> [Your instructions]:
Look through the data below and output, unchanged, every line from the one holding "Write the Plotly code for this chart." through the one holding "SUB = '<span", inclusive. Skip the pictures.
[START Record set]
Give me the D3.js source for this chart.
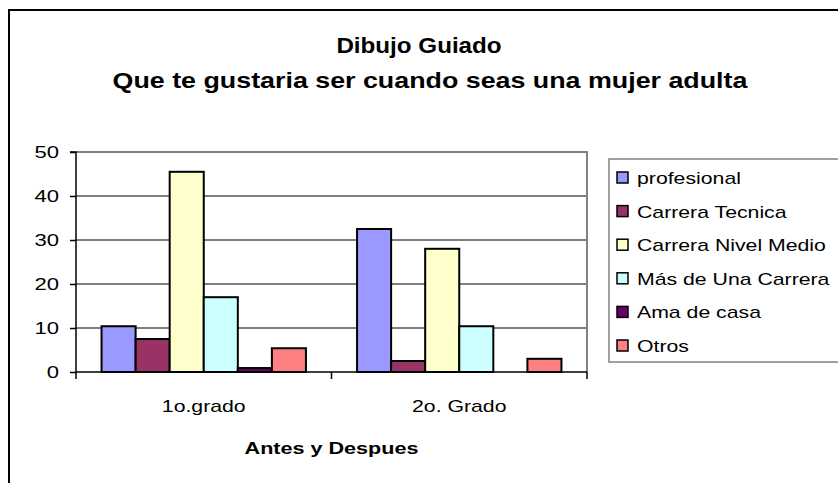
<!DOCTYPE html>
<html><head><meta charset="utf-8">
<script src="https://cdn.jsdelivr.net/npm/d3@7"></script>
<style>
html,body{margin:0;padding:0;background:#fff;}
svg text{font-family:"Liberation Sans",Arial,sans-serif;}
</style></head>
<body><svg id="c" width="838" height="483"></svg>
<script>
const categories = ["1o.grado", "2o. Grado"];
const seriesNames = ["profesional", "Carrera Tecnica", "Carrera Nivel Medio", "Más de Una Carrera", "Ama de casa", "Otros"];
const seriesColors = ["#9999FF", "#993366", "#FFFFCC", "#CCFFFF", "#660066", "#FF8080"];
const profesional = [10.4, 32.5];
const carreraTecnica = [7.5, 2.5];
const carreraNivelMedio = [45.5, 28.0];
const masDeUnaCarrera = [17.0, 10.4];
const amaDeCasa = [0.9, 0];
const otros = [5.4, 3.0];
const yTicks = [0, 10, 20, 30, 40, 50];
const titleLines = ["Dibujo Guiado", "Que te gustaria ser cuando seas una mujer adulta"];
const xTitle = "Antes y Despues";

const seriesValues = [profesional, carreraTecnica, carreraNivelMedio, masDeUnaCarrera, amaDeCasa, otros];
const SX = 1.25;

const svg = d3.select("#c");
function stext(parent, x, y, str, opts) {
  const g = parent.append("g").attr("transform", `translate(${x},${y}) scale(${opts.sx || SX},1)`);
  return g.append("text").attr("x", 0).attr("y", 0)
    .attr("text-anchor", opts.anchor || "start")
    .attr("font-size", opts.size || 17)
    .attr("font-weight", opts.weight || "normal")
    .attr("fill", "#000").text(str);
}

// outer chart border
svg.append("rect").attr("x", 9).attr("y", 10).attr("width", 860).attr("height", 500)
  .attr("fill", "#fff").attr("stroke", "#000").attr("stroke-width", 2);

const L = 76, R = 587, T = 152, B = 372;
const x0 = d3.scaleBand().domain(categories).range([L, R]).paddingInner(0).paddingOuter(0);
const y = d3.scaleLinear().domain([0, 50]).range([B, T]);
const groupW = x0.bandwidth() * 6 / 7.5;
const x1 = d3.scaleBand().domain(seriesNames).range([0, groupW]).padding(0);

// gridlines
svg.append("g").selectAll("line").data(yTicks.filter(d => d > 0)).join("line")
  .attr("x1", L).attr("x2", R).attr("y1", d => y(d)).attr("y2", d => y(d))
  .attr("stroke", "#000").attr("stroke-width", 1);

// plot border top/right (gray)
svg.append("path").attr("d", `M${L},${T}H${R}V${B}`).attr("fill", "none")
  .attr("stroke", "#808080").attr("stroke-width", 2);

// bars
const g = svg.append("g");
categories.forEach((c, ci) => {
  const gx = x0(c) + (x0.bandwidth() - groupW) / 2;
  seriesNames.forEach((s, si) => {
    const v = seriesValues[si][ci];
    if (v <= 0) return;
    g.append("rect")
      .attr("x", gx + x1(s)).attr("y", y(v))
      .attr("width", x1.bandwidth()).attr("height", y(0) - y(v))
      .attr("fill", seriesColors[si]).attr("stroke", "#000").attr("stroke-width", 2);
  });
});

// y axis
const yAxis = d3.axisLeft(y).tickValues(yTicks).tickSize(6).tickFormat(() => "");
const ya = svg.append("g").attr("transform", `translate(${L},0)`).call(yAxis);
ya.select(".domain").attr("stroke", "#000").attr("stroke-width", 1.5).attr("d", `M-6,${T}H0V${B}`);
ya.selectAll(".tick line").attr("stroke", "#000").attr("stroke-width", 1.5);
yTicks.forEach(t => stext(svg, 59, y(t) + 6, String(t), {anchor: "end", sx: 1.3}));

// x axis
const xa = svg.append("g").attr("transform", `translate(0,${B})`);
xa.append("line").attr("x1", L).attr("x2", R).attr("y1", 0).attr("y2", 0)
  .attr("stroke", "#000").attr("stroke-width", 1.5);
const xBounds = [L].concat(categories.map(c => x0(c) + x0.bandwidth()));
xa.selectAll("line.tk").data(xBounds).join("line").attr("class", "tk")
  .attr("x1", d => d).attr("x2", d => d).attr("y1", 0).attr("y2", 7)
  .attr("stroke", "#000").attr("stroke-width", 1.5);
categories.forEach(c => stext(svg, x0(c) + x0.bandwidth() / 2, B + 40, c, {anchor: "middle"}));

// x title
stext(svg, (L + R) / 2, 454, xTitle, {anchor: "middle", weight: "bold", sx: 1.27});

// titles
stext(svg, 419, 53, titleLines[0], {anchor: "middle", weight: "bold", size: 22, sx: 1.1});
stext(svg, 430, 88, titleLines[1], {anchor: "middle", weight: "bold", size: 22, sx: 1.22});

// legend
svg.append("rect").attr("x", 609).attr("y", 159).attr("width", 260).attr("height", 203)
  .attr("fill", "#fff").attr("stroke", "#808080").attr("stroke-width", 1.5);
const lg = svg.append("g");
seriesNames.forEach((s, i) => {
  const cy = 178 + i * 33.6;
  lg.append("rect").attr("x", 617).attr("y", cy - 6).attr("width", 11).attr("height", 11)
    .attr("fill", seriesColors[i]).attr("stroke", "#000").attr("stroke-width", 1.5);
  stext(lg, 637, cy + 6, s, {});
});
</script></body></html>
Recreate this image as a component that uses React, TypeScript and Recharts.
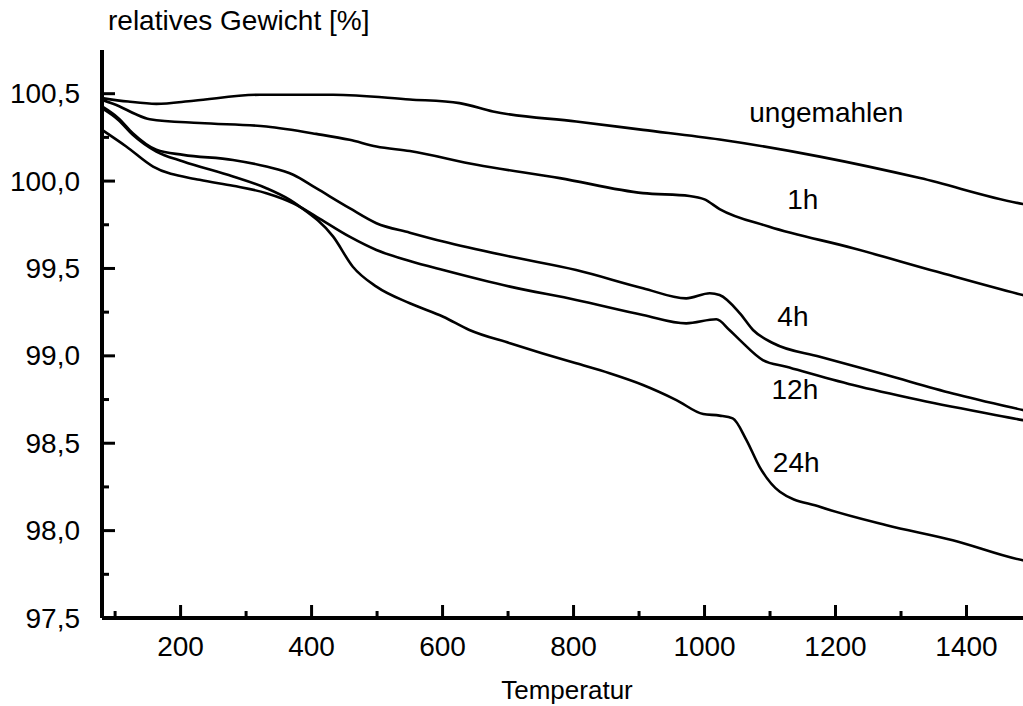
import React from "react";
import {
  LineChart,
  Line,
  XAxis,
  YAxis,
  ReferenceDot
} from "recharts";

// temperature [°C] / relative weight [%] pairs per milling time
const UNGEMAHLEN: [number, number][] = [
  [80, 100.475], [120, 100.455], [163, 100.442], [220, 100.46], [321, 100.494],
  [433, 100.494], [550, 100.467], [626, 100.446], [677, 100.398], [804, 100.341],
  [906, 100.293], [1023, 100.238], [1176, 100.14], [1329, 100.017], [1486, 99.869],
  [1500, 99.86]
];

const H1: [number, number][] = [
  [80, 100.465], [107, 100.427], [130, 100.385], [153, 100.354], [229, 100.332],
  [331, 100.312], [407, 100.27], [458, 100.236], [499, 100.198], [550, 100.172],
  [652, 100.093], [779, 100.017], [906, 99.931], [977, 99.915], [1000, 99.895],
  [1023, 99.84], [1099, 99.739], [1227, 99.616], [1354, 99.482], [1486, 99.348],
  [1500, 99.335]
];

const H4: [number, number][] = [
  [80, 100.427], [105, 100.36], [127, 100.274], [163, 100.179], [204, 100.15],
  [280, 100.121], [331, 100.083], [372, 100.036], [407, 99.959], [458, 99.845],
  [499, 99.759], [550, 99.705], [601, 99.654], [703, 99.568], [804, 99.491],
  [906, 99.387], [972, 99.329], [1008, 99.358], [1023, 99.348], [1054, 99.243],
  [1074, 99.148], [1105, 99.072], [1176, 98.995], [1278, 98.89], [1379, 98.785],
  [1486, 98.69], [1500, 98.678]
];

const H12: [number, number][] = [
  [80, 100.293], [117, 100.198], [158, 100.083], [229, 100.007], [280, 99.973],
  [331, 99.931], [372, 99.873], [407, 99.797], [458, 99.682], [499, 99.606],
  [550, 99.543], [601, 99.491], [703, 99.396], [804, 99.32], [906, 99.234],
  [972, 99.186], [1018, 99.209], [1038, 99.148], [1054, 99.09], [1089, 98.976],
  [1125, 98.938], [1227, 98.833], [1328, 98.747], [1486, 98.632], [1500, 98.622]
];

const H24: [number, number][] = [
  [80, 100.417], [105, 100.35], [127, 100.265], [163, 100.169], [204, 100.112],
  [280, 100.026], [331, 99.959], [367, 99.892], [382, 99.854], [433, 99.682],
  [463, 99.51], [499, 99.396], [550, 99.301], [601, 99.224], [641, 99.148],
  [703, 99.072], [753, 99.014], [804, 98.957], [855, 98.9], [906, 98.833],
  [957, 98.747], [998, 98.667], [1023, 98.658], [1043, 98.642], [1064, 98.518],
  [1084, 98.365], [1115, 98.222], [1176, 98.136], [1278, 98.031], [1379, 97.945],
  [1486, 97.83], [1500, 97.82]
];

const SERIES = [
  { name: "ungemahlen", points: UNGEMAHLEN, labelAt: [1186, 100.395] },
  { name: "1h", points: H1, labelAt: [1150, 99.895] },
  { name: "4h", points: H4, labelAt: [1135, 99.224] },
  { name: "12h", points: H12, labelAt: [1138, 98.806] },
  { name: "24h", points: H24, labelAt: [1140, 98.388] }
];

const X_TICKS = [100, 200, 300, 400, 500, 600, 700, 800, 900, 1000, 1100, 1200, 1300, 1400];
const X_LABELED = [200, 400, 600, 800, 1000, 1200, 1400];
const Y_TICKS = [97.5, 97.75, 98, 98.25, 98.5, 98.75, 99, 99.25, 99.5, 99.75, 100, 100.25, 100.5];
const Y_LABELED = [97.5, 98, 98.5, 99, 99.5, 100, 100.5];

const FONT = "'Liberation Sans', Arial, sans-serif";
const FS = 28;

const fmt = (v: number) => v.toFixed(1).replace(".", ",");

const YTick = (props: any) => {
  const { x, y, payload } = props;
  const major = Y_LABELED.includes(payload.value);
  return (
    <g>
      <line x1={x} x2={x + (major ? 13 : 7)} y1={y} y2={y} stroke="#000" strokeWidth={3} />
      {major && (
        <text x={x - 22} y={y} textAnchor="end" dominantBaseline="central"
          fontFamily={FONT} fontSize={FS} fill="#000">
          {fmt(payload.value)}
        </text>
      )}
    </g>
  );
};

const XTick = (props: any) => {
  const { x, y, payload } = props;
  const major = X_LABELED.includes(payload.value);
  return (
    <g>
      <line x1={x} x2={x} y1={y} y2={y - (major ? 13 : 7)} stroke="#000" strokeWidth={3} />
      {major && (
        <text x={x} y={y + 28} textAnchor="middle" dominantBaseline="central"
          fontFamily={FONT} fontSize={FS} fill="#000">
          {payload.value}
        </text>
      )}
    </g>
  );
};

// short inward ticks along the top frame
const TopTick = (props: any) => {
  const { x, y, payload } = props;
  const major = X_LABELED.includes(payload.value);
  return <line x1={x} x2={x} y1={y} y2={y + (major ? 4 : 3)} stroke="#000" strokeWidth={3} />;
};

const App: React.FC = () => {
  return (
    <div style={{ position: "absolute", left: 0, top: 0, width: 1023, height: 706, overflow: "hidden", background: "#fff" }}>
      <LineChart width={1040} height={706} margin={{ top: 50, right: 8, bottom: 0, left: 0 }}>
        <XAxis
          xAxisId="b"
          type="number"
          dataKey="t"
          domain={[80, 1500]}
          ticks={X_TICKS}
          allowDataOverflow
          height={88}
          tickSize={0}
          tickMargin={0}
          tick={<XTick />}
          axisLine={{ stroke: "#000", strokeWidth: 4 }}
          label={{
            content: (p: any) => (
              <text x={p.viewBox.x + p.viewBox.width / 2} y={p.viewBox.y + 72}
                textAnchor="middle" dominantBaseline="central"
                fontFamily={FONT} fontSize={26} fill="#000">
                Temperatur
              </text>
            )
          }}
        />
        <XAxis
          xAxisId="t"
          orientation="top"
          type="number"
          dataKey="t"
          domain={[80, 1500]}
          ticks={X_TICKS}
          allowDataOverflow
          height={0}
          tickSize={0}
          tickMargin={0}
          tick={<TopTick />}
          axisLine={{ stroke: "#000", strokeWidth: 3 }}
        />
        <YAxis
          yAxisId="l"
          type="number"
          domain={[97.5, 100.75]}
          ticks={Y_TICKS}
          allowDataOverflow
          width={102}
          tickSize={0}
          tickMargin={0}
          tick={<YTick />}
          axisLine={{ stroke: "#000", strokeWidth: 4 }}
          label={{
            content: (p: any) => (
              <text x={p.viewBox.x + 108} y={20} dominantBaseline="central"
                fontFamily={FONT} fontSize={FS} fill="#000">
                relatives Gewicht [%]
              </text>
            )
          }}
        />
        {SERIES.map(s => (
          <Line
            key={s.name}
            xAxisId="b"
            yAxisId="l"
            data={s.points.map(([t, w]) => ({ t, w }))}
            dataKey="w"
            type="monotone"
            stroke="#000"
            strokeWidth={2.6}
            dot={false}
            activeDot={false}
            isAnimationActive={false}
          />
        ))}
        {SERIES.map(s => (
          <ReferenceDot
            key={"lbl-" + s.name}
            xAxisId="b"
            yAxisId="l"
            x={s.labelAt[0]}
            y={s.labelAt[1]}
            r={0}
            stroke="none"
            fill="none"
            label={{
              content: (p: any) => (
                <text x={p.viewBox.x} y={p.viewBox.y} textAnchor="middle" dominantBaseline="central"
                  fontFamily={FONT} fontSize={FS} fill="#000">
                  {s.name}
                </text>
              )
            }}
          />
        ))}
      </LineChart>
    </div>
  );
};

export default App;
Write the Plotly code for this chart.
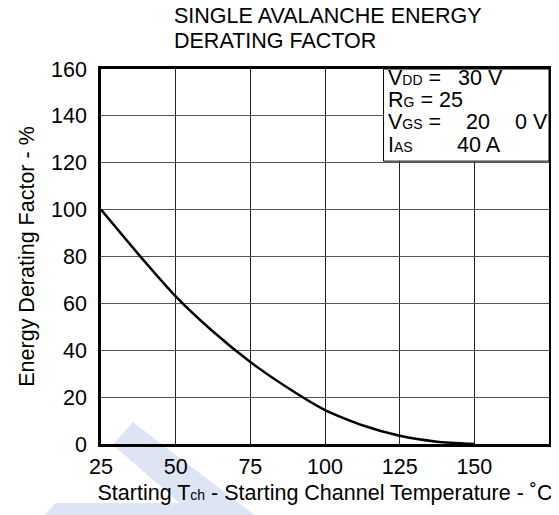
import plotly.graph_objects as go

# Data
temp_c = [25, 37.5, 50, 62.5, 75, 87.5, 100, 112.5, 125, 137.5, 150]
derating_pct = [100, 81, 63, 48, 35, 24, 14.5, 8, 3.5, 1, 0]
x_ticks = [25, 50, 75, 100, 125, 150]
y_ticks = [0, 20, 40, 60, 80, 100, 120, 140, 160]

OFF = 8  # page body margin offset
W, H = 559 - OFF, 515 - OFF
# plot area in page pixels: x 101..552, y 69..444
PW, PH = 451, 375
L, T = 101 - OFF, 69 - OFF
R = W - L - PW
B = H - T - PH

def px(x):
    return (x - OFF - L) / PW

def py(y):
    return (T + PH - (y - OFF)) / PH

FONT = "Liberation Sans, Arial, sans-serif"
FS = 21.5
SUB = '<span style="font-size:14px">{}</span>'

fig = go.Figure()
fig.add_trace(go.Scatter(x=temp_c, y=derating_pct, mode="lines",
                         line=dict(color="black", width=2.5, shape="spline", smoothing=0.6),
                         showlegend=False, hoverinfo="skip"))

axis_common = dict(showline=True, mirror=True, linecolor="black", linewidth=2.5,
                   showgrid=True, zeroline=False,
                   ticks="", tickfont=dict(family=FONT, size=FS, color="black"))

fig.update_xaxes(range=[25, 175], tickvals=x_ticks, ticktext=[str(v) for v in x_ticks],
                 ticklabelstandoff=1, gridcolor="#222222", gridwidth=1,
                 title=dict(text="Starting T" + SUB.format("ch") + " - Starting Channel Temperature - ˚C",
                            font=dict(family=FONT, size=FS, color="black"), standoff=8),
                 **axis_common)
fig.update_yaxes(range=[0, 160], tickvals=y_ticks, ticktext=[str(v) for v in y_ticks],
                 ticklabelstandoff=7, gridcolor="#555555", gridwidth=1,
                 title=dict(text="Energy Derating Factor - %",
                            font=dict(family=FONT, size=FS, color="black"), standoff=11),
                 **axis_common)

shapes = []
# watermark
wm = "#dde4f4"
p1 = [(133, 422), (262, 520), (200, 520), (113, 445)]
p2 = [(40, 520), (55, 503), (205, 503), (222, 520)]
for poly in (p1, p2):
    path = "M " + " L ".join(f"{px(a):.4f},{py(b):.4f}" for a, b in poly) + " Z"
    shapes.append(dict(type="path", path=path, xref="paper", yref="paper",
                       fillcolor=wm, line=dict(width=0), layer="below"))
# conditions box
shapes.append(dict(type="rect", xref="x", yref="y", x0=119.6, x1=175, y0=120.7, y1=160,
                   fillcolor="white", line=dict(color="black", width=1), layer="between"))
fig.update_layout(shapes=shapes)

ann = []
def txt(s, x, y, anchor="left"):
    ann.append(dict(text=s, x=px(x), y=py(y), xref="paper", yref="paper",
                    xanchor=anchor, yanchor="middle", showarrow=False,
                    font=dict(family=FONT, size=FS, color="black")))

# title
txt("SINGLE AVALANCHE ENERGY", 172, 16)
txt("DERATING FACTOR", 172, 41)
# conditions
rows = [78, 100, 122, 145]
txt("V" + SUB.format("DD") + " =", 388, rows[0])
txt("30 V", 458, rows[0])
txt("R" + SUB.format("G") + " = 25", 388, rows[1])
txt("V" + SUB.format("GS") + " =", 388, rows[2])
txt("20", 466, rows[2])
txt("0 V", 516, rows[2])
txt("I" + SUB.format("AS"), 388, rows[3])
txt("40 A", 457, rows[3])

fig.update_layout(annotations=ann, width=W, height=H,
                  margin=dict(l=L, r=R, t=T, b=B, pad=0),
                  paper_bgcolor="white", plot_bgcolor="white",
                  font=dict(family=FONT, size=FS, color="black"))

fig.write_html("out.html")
[END Record set]
> [Response to this task]:
Write the Plotly code for this chart.
import plotly.graph_objects as go

# Data
temp_c = [25, 37.5, 50, 62.5, 75, 87.5, 100, 112.5, 125, 137.5, 150]
derating_pct = [100, 81, 63, 48, 35, 24, 14.5, 8, 3.5, 1, 0]
x_ticks = [25, 50, 75, 100, 125, 150]
y_ticks = [0, 20, 40, 60, 80, 100, 120, 140, 160]

OFF = 8  # page body margin offset
W, H = 559 - OFF, 515 - OFF
# plot area in page pixels: x 101..552, y 69..444
PW, PH = 451, 375
L, T = 101 - OFF, 69 - OFF
R = W - L - PW
B = H - T - PH

def px(x):
    return (x - OFF - L) / PW

def py(y):
    return (T + PH - (y - OFF)) / PH

FONT = "Liberation Sans, Arial, sans-serif"
FS = 21.5
SUB = '<span style="font-size:14px">{}</span>'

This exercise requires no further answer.